What I know is (please correct me if I am wrong):
- XML is a subset of SGML.
- XHTML is an application and a subset of XML.
- HTML is an application of SGML.
Does this imply that XHTML is a subset of HTML or does this statement hold for any other reason?
Does this imply that XHTML is a subset of HTML
No it doesn't.
Is XHTML a subset of HTML?
No. And neither is HTML a subset of XHTML.
For example:
<input name="surname">
is valid HTML but not valid XHTML. <div />
is valid XHTML but not valid HTML.Traditionally, HTML and XHTML were specified separately. HTML5 defines both syntaxes in a single specification. But the two syntaxes are mutually exclusive. However, it is possible to use mark-up in your documents in such a way that will comply with both syntaxes. e.g. by using <input name="surname" />
and <div></div>
You asked two questions:
(a) is XHTML a subset of HTML? Answer, no. Easily proved by showing that XHTML allows things (such as an XML declaration) which HTML does not allow.

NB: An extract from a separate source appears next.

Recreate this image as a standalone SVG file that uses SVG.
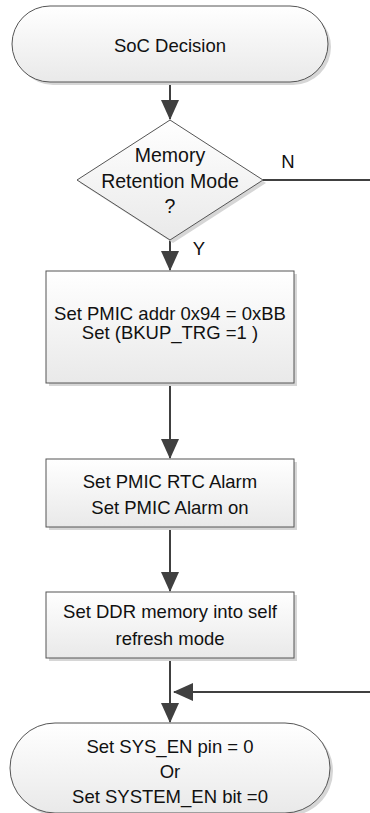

(b) if H is a subset of S and X is a subset of S, does this imply X is a subset of H? Most definitely not: that would be a gross logical error.
XML is not a subset of SGML but comes close. XML has its own rules that partly differ from SGML, though mostly it consists of SGML with most of its features omitted.
XHTML (which is a collective name for several markup languages) can be called an application and a subset of XML, but in addition to that, XHTML tags have meanings assigned to them, whereas XML as such does not say anything about meaning.
HTML is nominally an application of SGML in the HTML 2.0, HTML 3.2, HTML 4.0, and HTML 4.01 specifications, but this was always just theory. Only validators treat HTML as SGML. There was never any browser that implemented HTML as defined in those specifications; several SGML features, which are in princple part of them, lack all support.
Even if the subset relations were all true, the conclusion “XHTML is a subset of HTML” would not follow from the premises. A ⊂ B and C ⊂ B and D ⊂ B do not imply C ⊂ D.
XHTML is not a subset of HTML. There are XHTML specifications that contain elements not included in HTML specifications. And both XHTML and HTML are collective nouns. XHTML 1.0 has been characterized as being HTML 4.01 in XML syntax, so they might be called alternative syntactic forms. But even this isn’t strictly true; there are several poorly documented discrepancies between XHTML 1.0 and HTML 4.01, in addition to the obvious syntactic differences. HTML5 is being defined with two syntaxes, two serializations, “HTML” and “XHTML”, but even here, there are inevitable differences in addition to different serialization.